Services partagés (Shared Services)

Gisèle Gadbois, Maître d'enseignement
École nationale d'administration publique

gisele.gadbois@enap.ca

La notion de services partagés peut être définie comme une approche de gestion qui consiste, de manière générale, à une concentration d'activités opérationnelles, s'étendant à l'ensemble d'une organisation, afin de desservir de multiples partenaires internes en leur offrant à la fois des coûts plus bas et un accès à des niveaux élevés d'expertise techniques, et ce, dans le but commun de satisfaire les besoins des clients externes et d'accroître la valeur corporative (Schulman et autres, 1999, p. 9).

L'approche de gestion en services partagés réfère ainsi à la pratique d'une mise en commun d'un ensemble de services d'une organisation qui sont rendus, de façon similaire, dans plusieurs entités administratives (Quinn, Cooke et Kris, 2000, p. 11). Les services partagés représentent, en somme, des économies d'échelle par le regroupement d'activités (Pépin, 2004, p. 11) visant à maximiser l'efficacité par le partage, notamment, d'équipement, d'information et d'expertise. Selon l'étude de Dreyfuss (2010), il existe six principales raisons pour la mise en œuvre de services partagés : la réduction des coûts de production des services, l'efficience dans l'utilisation des ressources, la constance des processus établis, le maintien des standards de qualité, l'agilité à répondre aux besoins des clients et l'efficacité d'affaires (Dreyfuss, 2010, p. 5).

L'origine du concept de services partagés ne fait pas consensus. En effet, certains l'attribuent à la compagnie General Electric qui avait, aux États-Unis en 1986, un groupe nommé Client Business Services qui a servi de modèle à ce qui est appelé aujourd'hui les services partagés. Comme le mentionnent Quinn, Cooke et Kris (2000), d'autres consultants participant aux études conduites en 1990 par Bob Gunn de chez A.T. Kearney, auprès de compagnies telles que Ford, Johnson et Johnson, IBM, AT&T, Nynex, Digital, Dupont, Hewlett-Packard, Alcoa et Shell, ont démontré une caractéristique commune à l'ensemble de ces compagnies, soit la présence d'un type de services partagés d'opérations financières.
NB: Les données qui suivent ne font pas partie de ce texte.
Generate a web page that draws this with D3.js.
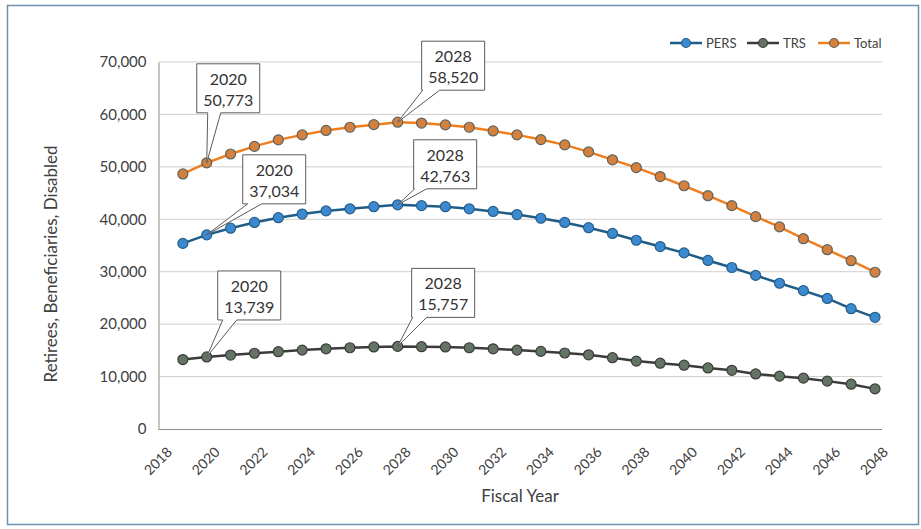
<!DOCTYPE html>
<html>
<head>
<meta charset="utf-8">
<script src="https://cdn.jsdelivr.net/npm/d3@7"></script>
<style>
  html, body { margin: 0; padding: 0; background: #fff; }
  svg { display: block; font-family: Lato, "Open Sans", sans-serif; }
</style>
</head>
<body>
<svg id="chart" width="921" height="529"></svg>
<script>
// ---------------- DATA ----------------
const years = d3.range(2019, 2049);
const persValues = [35400, 37034, 38300, 39400, 40300, 41000, 41600, 42000, 42400, 42763,
                    42600, 42400, 42000, 41500, 40900, 40200, 39400, 38400, 37300, 36000,
                    34800, 33600, 32150, 30800, 29300, 27800, 26400, 24900, 22950, 21300];
const trsValues  = [13250, 13739, 14100, 14450, 14750, 15050, 15300, 15500, 15650, 15757,
                    15700, 15650, 15500, 15300, 15050, 14800, 14500, 14150, 13600, 12950,
                    12550, 12170, 11650, 11200, 10500, 10080, 9700, 9130, 8550, 7650];
const totalValues = [48650, 50773, 52450, 53900, 55150, 56100, 56950, 57550, 58050, 58520,
                     58350, 58000, 57550, 56850, 56100, 55200, 54200, 52850, 51350, 49850,
                     48150, 46400, 44500, 42600, 40500, 38550, 36300, 34200, 32100, 29900];
const seriesNames = ["PERS", "TRS", "Total"];
const yTicks = [0, 10000, 20000, 30000, 40000, 50000, 60000, 70000];
const xTicks = d3.range(2018, 2049, 2);
const callouts = [
  { series: "Total", year: 2020 }, { series: "Total", year: 2028 },
  { series: "PERS",  year: 2020 }, { series: "PERS",  year: 2028 },
  { series: "TRS",   year: 2020 }, { series: "TRS",   year: 2028 }
];

// ---------------- LAYOUT / STYLE ----------------
const styles = {
  PERS:  { line: "#1f5c86", fill: "#3c89cf", stroke: "#245f8c" },
  TRS:   { line: "#3b3b3b", fill: "#647464", stroke: "#3b3b3b" },
  Total: { line: "#f07d1e", fill: "#d6803e", stroke: "#5b6460" }
};
// callout box offsets relative to the data point (px); w0/w1 = pointer base, relative to point x
const calloutLayout = {
  "Total-2020": { bx: -10, by: -99, w0: 1,  w1: 14 },
  "Total-2028": { bx: 24,  by: -81, w0: 25, w1: 42 },
  "PERS-2020":  { bx: 36,  by: -80, w0: 41, w1: 55 },
  "PERS-2028":  { bx: 16,  by: -65, w0: 17, w1: 29 },
  "TRS-2020":   { bx: 11,  by: -86, w0: 16, w1: 30 },
  "TRS-2028":   { bx: 14,  by: -78, w0: 15, w1: 29 }
};
const boxW = 63, boxH = 49;

const svg = d3.select("#chart");
const valuesBy = { PERS: persValues, TRS: trsValues, Total: totalValues };

// outer frame
svg.append("rect").attr("x", 7.5).attr("y", 5.5).attr("width", 911).attr("height", 519)
  .attr("fill", "#fff").attr("stroke", "#6f8fb0").attr("stroke-width", 1.5);

const x = d3.scaleLinear().domain([2018, 2048]).range([159, 875]);
const y = d3.scaleLinear().domain([0, 70000]).range([429, 62]);

// gridlines
svg.append("g").selectAll("line").data(yTicks.filter(d => d > 0)).join("line")
  .attr("x1", 159).attr("x2", 882)
  .attr("y1", d => y(d)).attr("y2", d => y(d))
  .attr("stroke", "#cfcfcf").attr("stroke-width", 1);

// y axis
const yAxis = d3.axisLeft(y).tickValues(yTicks).tickFormat(d3.format(",")).tickSize(0).tickPadding(12);
const gy = svg.append("g").attr("transform", "translate(158.5,0)").call(yAxis);
gy.select(".domain").attr("stroke", "#8a8a8a");
gy.selectAll("text").attr("font-size", 15).attr("fill", "#404040").attr("font-family", "Lato, sans-serif");

// x axis
const xAxis = d3.axisBottom(x).tickValues(xTicks).tickFormat(d3.format("d")).tickSize(0);
const gx = svg.append("g").attr("transform", "translate(0,429.5)").call(xAxis);
gx.select(".domain").attr("stroke", "#8a8a8a").attr("d", "M158.5,0H882");
gx.selectAll("text")
  .attr("font-size", 14).attr("fill", "#404040").attr("font-family", "Lato, sans-serif")
  .attr("text-anchor", "end")
  .attr("dy", "0.35em")
  .attr("transform", "translate(8,18) rotate(-45)");

// axis titles
svg.append("text").attr("x", 520).attr("y", 502).attr("text-anchor", "middle")
  .attr("font-size", 17).attr("fill", "#404040").text("Fiscal Year");
svg.append("text").attr("transform", "translate(57,264) rotate(-90)").attr("text-anchor", "middle")
  .attr("font-size", 17).attr("fill", "#404040").text("Retirees, Beneficiaries, Disabled");

// lines & markers
const line = d3.line().x((d, i) => x(years[i])).y(d => y(d));
seriesNames.forEach(name => {
  const st = styles[name];
  const g = svg.append("g");
  g.append("path").datum(valuesBy[name]).attr("d", line)
    .attr("fill", "none").attr("stroke", st.line).attr("stroke-width", 2.5);
  g.selectAll("circle").data(valuesBy[name]).join("circle")
    .attr("cx", (d, i) => x(years[i])).attr("cy", d => y(d)).attr("r", 5)
    .attr("fill", st.fill).attr("stroke", st.stroke).attr("stroke-width", 1.2);
});

// callouts
callouts.forEach(c => {
  const idx = years.indexOf(c.year);
  const v = valuesBy[c.series][idx];
  const px = x(c.year), py = y(v);
  const L = calloutLayout[c.series + "-" + c.year];
  const bx = px + L.bx, by = py + L.by;
  const bb = by + boxH;
  const path = `M${bx},${by}H${bx + boxW}V${bb}H${px + L.w1}L${px},${py}L${px + L.w0},${bb}H${bx}Z`;
  svg.append("path").attr("d", path).attr("fill", "#fff").attr("stroke", "#5a5a5a").attr("stroke-width", 1);
  const t = svg.append("text").attr("text-anchor", "middle").attr("font-size", 16).attr("fill", "#333");
  t.append("tspan").attr("x", bx + boxW / 2).attr("y", by + 21).text(String(c.year));
  t.append("tspan").attr("x", bx + boxW / 2).attr("y", by + 42).text(d3.format(",")(v));
});

// legend
const legendItems = [
  { name: "PERS", lx: 670, tx: 706 },
  { name: "TRS", lx: 747, tx: 783 },
  { name: "Total", lx: 818, tx: 854 }
];
const lg = svg.append("g");
legendItems.forEach(it => {
  const st = styles[it.name];
  lg.append("line").attr("x1", it.lx).attr("x2", it.lx + 32).attr("y1", 43).attr("y2", 43)
    .attr("stroke", st.line).attr("stroke-width", 2.5);
  lg.append("circle").attr("cx", it.lx + 16).attr("cy", 43).attr("r", 4.5)
    .attr("fill", st.fill).attr("stroke", st.stroke).attr("stroke-width", 1.2);
  lg.append("text").attr("x", it.tx).attr("y", 47.5).attr("font-size", 13).attr("fill", "#404040").text(it.name);
});
</script>
</body>
</html>
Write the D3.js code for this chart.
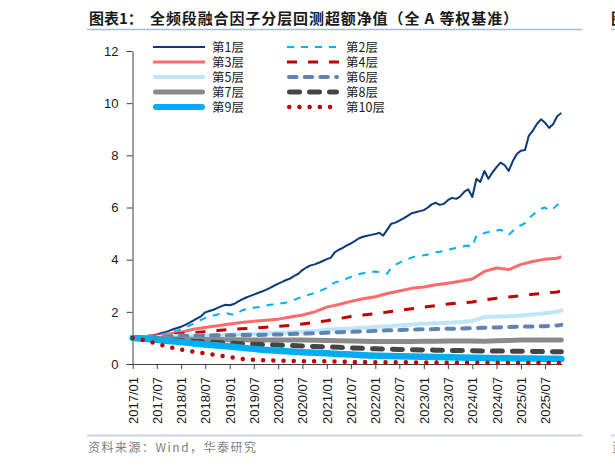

Ce constat donne la légitimité aux consultants de l'équipe de Bob Gunn de réclamer la création du concept ou du moins l'idée de nommer ce type de fonctionnement, services partagés. Historiquement, deux éléments relatifs à l'origine du concept de services partagés sont assurés : sa création vient des États-Unis et sa première cible visée est l'ensemble des opérations financières (Quinn, Cooke et Kris, 2000, p. 20).

Traditionnellement, l'approche en services partagés a été davantage appliquée aux opérations financières. Toutefois, l'éventail des services pouvant être partagés s'est élargi au fil du temps (King, 2007, p. 13). Les services de soutien et d'expertise tels que les ressources humaines, les technologies de l'information, les acquisitions, les chaînes d'approvisionnement, la gestion documentaire, des services juridiques, la gestion des relations avec la clientèle sont venus enrichir les possibilités des services partagés (Pépin, 2004, p. 11).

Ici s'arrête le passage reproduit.